Au bout de la conquête de l’Ouest, le rêve américain a été personnifié en la figure du surfeur. Buste en V, cheveux blonds, et décontraction du mec à qui le capitalisme a réglé tous les problèmes. Jusqu’au jour où Miki Dora a débarqué de sa Hongrie natale, pour enfoncer son gros poing dans la carte postale. Brun et poilu, solitaire, bagarreur et un peu voyou, il a été un des premiers à représenter une autre vie californienne.

L’album de Vince Staples est habillé par des sons marins, de vagues et de cris de mouettes, et nombreux sont les titres à emprunter des éléments de surf music, des guitares rock aux sonorités hawaïennes. Mais le son étouffé et étouffant, et les sirènes anxiogènes d’une émeute latente, ne laissent aucune place au doute : Vince Staples nous plonge dans l’envers, là où les gangs de surfeurs sont composés de Miki Doras en bandanas bleus. Méfiez-vous de l’eau qui dort, les dents de la mer sont sous la planche.

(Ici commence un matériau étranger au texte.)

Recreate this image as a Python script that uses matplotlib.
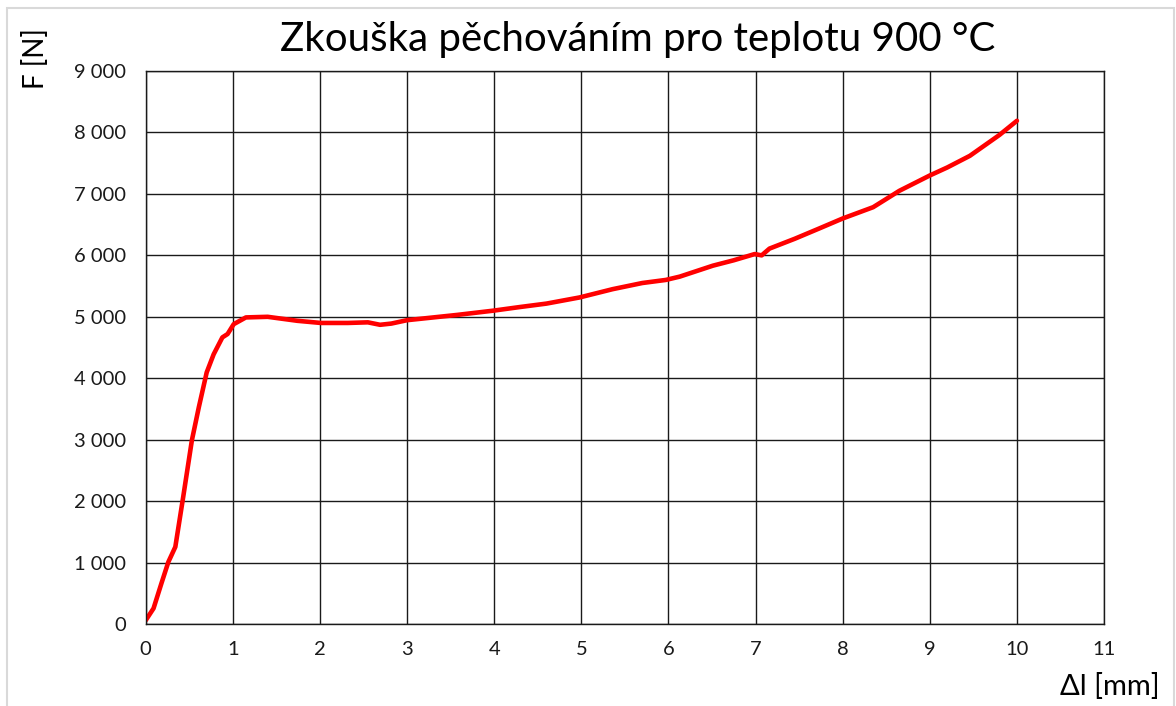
import matplotlib.pyplot as plt
from matplotlib.ticker import FuncFormatter, MultipleLocator
from matplotlib.patches import Rectangle

# deformace [mm] a sila [N] pri pechovani
dl_mm = [0, 0.09, 0.18, 0.26, 0.34, 0.43, 0.53, 0.61, 0.70, 0.78, 0.88, 0.94,
         1.01, 1.15, 1.40, 1.74, 2.01, 2.32, 2.55, 2.69, 2.82, 3.0, 3.57, 3.99,
         4.30, 4.60, 4.98, 5.36, 5.70, 5.97, 6.13, 6.51, 6.75, 6.99, 7.07, 7.16,
         7.45, 7.73, 8.00, 8.35, 8.65, 9.0, 9.20, 9.46, 9.80, 10.0]
force_n = [60, 255, 660, 1010, 1255, 2065, 2990, 3530, 4095, 4390, 4665, 4720,
           4880, 4990, 5000, 4935, 4900, 4900, 4910, 4870, 4890, 4945, 5030, 5100,
           5160, 5215, 5315, 5450, 5550, 5600, 5654, 5832, 5920, 6021, 6000, 6110,
           6270, 6437, 6600, 6784, 7050, 7300, 7430, 7620, 7960, 8190]

title = "Zkouška pěchováním pro teplotu 900 °C"

plt.rcParams['font.family'] = ['Lato', 'DejaVu Sans']

fig = plt.figure(figsize=(11.76, 7.06), dpi=100)
ax = fig.add_axes([0.1239, 0.1161, 0.8149, 0.7833])

ax.plot(dl_mm, force_n, color="red", lw=3.3, solid_capstyle="round",
        solid_joinstyle="round")

ax.set_xlim(0, 11)
ax.set_ylim(0, 9000)
ax.xaxis.set_major_locator(MultipleLocator(1))
ax.yaxis.set_major_locator(MultipleLocator(1000))
ax.yaxis.set_major_formatter(FuncFormatter(lambda v, p: "{:,.0f}".format(v).replace(",", " ")))
ax.grid(True, color="#1a1a1a", lw=1.0)
ax.set_axisbelow(True)
for s in ax.spines.values():
    s.set_color("#1a1a1a")
    s.set_linewidth(1.0)
ax.tick_params(length=0, labelsize=14.5, colors="#1a1a1a")
ax.tick_params(axis="y", pad=14)
ax.tick_params(axis="x", pad=12)

fig.text(638 / 1176, 1 - 40 / 706, title, ha="center", va="center", fontsize=29)
fig.text(35 / 1176, 1 - 28 / 706, "F [N]", rotation=90, ha="center", va="top", fontsize=20)
fig.text(1160 / 1176, 1 - 700 / 706, "Δl [mm]", ha="right", va="bottom", fontsize=21)

# svetle sedy ramecek grafu
fig.patches.append(Rectangle((7 / 1176, -0.05), 1167 / 1176, 1.05 - 8 / 706,
                             transform=fig.transFigure, fill=False,
                             edgecolor="#d9d9d9", lw=1.5))

fig.savefig("out.png", dpi=100)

L’univers que No I.D. ramène (venu du Nobody’s Smiling de Common) est très mécanique, industriel. Miraculeusement, cela rend l’insolent Staples beaucoup moins rigide qu’à son habitude. Certes, ses chants sont backés par une voix féminine, mais même son flow parait plus souple, balancé. L’ambiance et les propos se tiennent, et font de Summertime ’06 une danse macabre et malaisante.

STACK SEASON

Cash Money, No Limit, puis tout le gangsta rap californien de L.A. à Oakland, traversés par le vent glacial du Michigan. Quatre-cents degrés sous zéro, ou YG en manteau de fourrure à 400 000 dollars, pour le meilleur album du meilleur rappeur-producteur de la meilleure scène locale actuellement. Ils n’étaient pas encore arrivés à la fin de leur première écoute de Stack Season, que les membres de mon gang s’étaient déjà tous achetés une voiture de luxe de la même couleur. L’avantage d’être du côté pacifique de l’Atlantique, c’est qu’on peut dire que Payroll Giovanni est numéro un, tout en écoutant Icewear Vezzo et Peezy, sans risquer de finir en chaise roulante après un passage par la station service.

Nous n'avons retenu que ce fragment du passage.